# [Short problem]
Extract each line of the material that follows exactly and omit its pictures.

# # #

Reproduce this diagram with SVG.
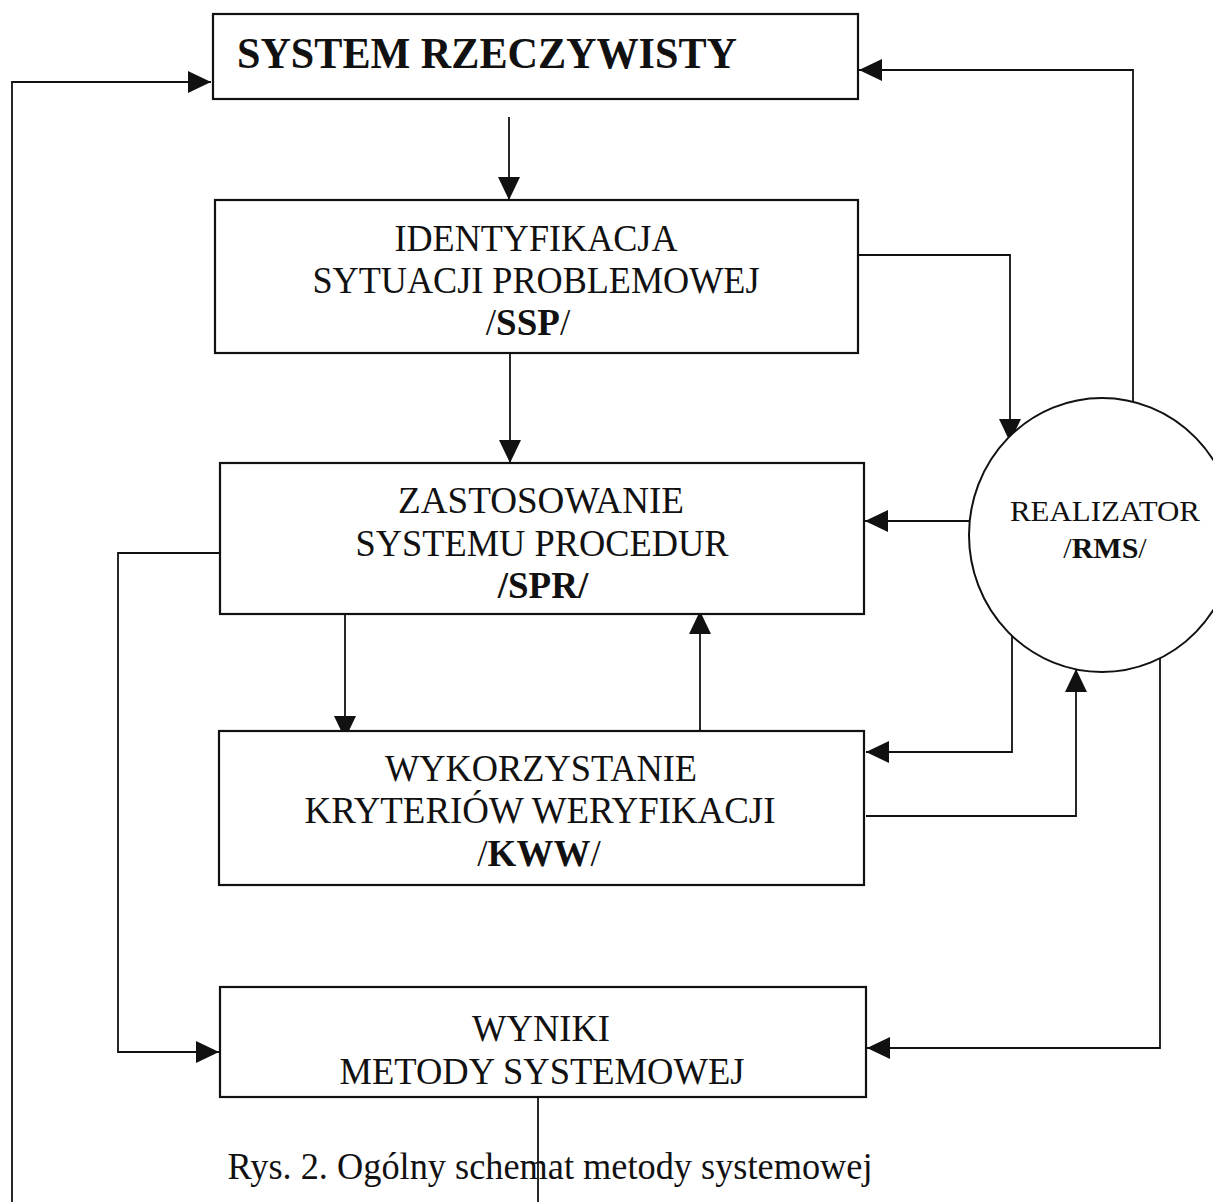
<svg xmlns="http://www.w3.org/2000/svg" width="1213" height="1202" viewBox="0 0 1213 1202">
<style>
.box{fill:#fff;stroke:#111;stroke-width:2.2}
.con{fill:none;stroke:#111;stroke-width:1.8}
.t{font-family:"Liberation Serif","Times New Roman",serif;fill:#111;text-anchor:middle}
.r{font-size:37px}
.b{font-weight:bold}
</style>
<defs>
<marker id="ah" markerUnits="userSpaceOnUse" markerWidth="26" markerHeight="22" refX="23" refY="11" orient="auto">
<path d="M0,0 L23,11 L0,22 Z" fill="#111"/>
</marker>
</defs>
<rect width="1213" height="1202" fill="#fff"/>
<g id="connectors">
<path class="con" d="M12 1202 V82 H211" marker-end="url(#ah)"/>
<path class="con" d="M1133 402 V70 H859" marker-end="url(#ah)"/>
<path class="con" d="M509 117 V200" marker-end="url(#ah)"/>
<path class="con" d="M859 255 H1010 V442" marker-end="url(#ah)"/>
<path class="con" d="M510 343 V463" marker-end="url(#ah)"/>
<path class="con" d="M969 521 H865" marker-end="url(#ah)"/>
<path class="con" d="M220 553 H118 V1052 H219" marker-end="url(#ah)"/>
<path class="con" d="M345 612 V739" marker-end="url(#ah)"/>
<path class="con" d="M700 735 V611" marker-end="url(#ah)"/>
<path class="con" d="M1012 626 V752 H866" marker-end="url(#ah)"/>
<path class="con" d="M866 816 H1076 V669" marker-end="url(#ah)"/>
<path class="con" d="M1160 645 V1048 H867" marker-end="url(#ah)"/>
<path class="con" d="M538 1097 V1202"/>
</g>
<g id="system-rzeczywisty">
<rect class="box" x="213" y="14" width="645" height="85"/>
<text class="t b" x="487" y="68" font-size="45" textLength="500" lengthAdjust="spacingAndGlyphs">SYSTEM RZECZYWISTY</text>
</g>
<g id="ssp">
<rect class="box" x="215" y="200" width="643" height="153"/>
<text class="t r" x="536" y="251" textLength="283" lengthAdjust="spacingAndGlyphs">IDENTYFIKACJA</text>
<text class="t r" x="536" y="293" textLength="447" lengthAdjust="spacingAndGlyphs">SYTUACJI PROBLEMOWEJ</text>
<text class="t r" x="528" y="335">/<tspan class="b">SSP</tspan>/</text>
</g>
<g id="spr">
<rect class="box" x="220" y="463" width="644" height="151"/>
<text class="t r" x="541" y="513" textLength="286" lengthAdjust="spacingAndGlyphs">ZASTOSOWANIE</text>
<text class="t r" x="542" y="556" textLength="373" lengthAdjust="spacingAndGlyphs">SYSTEMU PROCEDUR</text>
<text class="t r b" x="543" y="598">/SPR/</text>
</g>
<g id="kww">
<rect class="box" x="219" y="731" width="645" height="154"/>
<text class="t r" x="541" y="781" textLength="312" lengthAdjust="spacingAndGlyphs">WYKORZYSTANIE</text>
<text class="t r" x="540" y="823" textLength="471" lengthAdjust="spacingAndGlyphs">KRYTERIÓW WERYFIKACJI</text>
<text class="t r" x="539" y="866">/<tspan class="b">KWW</tspan>/</text>
</g>
<g id="wyniki">
<rect class="box" x="220" y="987" width="646" height="110"/>
<text class="t r" x="541" y="1041" textLength="138" lengthAdjust="spacingAndGlyphs">WYNIKI</text>
<text class="t r" x="542" y="1084" textLength="405" lengthAdjust="spacingAndGlyphs">METODY SYSTEMOWEJ</text>
</g>
<g id="rms">
<ellipse cx="1102" cy="535" rx="133" ry="137" fill="#fff" stroke="#111" stroke-width="2"/>
<text class="t" x="1105" y="521" font-size="30" textLength="190" lengthAdjust="spacingAndGlyphs">REALIZATOR</text>
<text class="t" x="1105" y="558" font-size="30">/<tspan class="b">RMS</tspan>/</text>
</g>
<text class="t" x="550" y="1179" font-size="37" textLength="645" lengthAdjust="spacingAndGlyphs">Rys. 2. Ogólny schemat metody systemowej</text>
</svg>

# # #

# [Response to this exercise]
Reproduce this diagram with SVG.
<svg xmlns="http://www.w3.org/2000/svg" width="1213" height="1202" viewBox="0 0 1213 1202">
<style>
.box{fill:#fff;stroke:#111;stroke-width:2.2}
.con{fill:none;stroke:#111;stroke-width:1.8}
.t{font-family:"Liberation Serif","Times New Roman",serif;fill:#111;text-anchor:middle}
.r{font-size:37px}
.b{font-weight:bold}
</style>
<defs>
<marker id="ah" markerUnits="userSpaceOnUse" markerWidth="26" markerHeight="22" refX="23" refY="11" orient="auto">
<path d="M0,0 L23,11 L0,22 Z" fill="#111"/>
</marker>
</defs>
<rect width="1213" height="1202" fill="#fff"/>
<g id="connectors">
<path class="con" d="M12 1202 V82 H211" marker-end="url(#ah)"/>
<path class="con" d="M1133 402 V70 H859" marker-end="url(#ah)"/>
<path class="con" d="M509 117 V200" marker-end="url(#ah)"/>
<path class="con" d="M859 255 H1010 V442" marker-end="url(#ah)"/>
<path class="con" d="M510 343 V463" marker-end="url(#ah)"/>
<path class="con" d="M969 521 H865" marker-end="url(#ah)"/>
<path class="con" d="M220 553 H118 V1052 H219" marker-end="url(#ah)"/>
<path class="con" d="M345 612 V739" marker-end="url(#ah)"/>
<path class="con" d="M700 735 V611" marker-end="url(#ah)"/>
<path class="con" d="M1012 626 V752 H866" marker-end="url(#ah)"/>
<path class="con" d="M866 816 H1076 V669" marker-end="url(#ah)"/>
<path class="con" d="M1160 645 V1048 H867" marker-end="url(#ah)"/>
<path class="con" d="M538 1097 V1202"/>
</g>
<g id="system-rzeczywisty">
<rect class="box" x="213" y="14" width="645" height="85"/>
<text class="t b" x="487" y="68" font-size="45" textLength="500" lengthAdjust="spacingAndGlyphs">SYSTEM RZECZYWISTY</text>
</g>
<g id="ssp">
<rect class="box" x="215" y="200" width="643" height="153"/>
<text class="t r" x="536" y="251" textLength="283" lengthAdjust="spacingAndGlyphs">IDENTYFIKACJA</text>
<text class="t r" x="536" y="293" textLength="447" lengthAdjust="spacingAndGlyphs">SYTUACJI PROBLEMOWEJ</text>
<text class="t r" x="528" y="335">/<tspan class="b">SSP</tspan>/</text>
</g>
<g id="spr">
<rect class="box" x="220" y="463" width="644" height="151"/>
<text class="t r" x="541" y="513" textLength="286" lengthAdjust="spacingAndGlyphs">ZASTOSOWANIE</text>
<text class="t r" x="542" y="556" textLength="373" lengthAdjust="spacingAndGlyphs">SYSTEMU PROCEDUR</text>
<text class="t r b" x="543" y="598">/SPR/</text>
</g>
<g id="kww">
<rect class="box" x="219" y="731" width="645" height="154"/>
<text class="t r" x="541" y="781" textLength="312" lengthAdjust="spacingAndGlyphs">WYKORZYSTANIE</text>
<text class="t r" x="540" y="823" textLength="471" lengthAdjust="spacingAndGlyphs">KRYTERIÓW WERYFIKACJI</text>
<text class="t r" x="539" y="866">/<tspan class="b">KWW</tspan>/</text>
</g>
<g id="wyniki">
<rect class="box" x="220" y="987" width="646" height="110"/>
<text class="t r" x="541" y="1041" textLength="138" lengthAdjust="spacingAndGlyphs">WYNIKI</text>
<text class="t r" x="542" y="1084" textLength="405" lengthAdjust="spacingAndGlyphs">METODY SYSTEMOWEJ</text>
</g>
<g id="rms">
<ellipse cx="1102" cy="535" rx="133" ry="137" fill="#fff" stroke="#111" stroke-width="2"/>
<text class="t" x="1105" y="521" font-size="30" textLength="190" lengthAdjust="spacingAndGlyphs">REALIZATOR</text>
<text class="t" x="1105" y="558" font-size="30">/<tspan class="b">RMS</tspan>/</text>
</g>
<text class="t" x="550" y="1179" font-size="37" textLength="645" lengthAdjust="spacingAndGlyphs">Rys. 2. Ogólny schemat metody systemowej</text>
</svg>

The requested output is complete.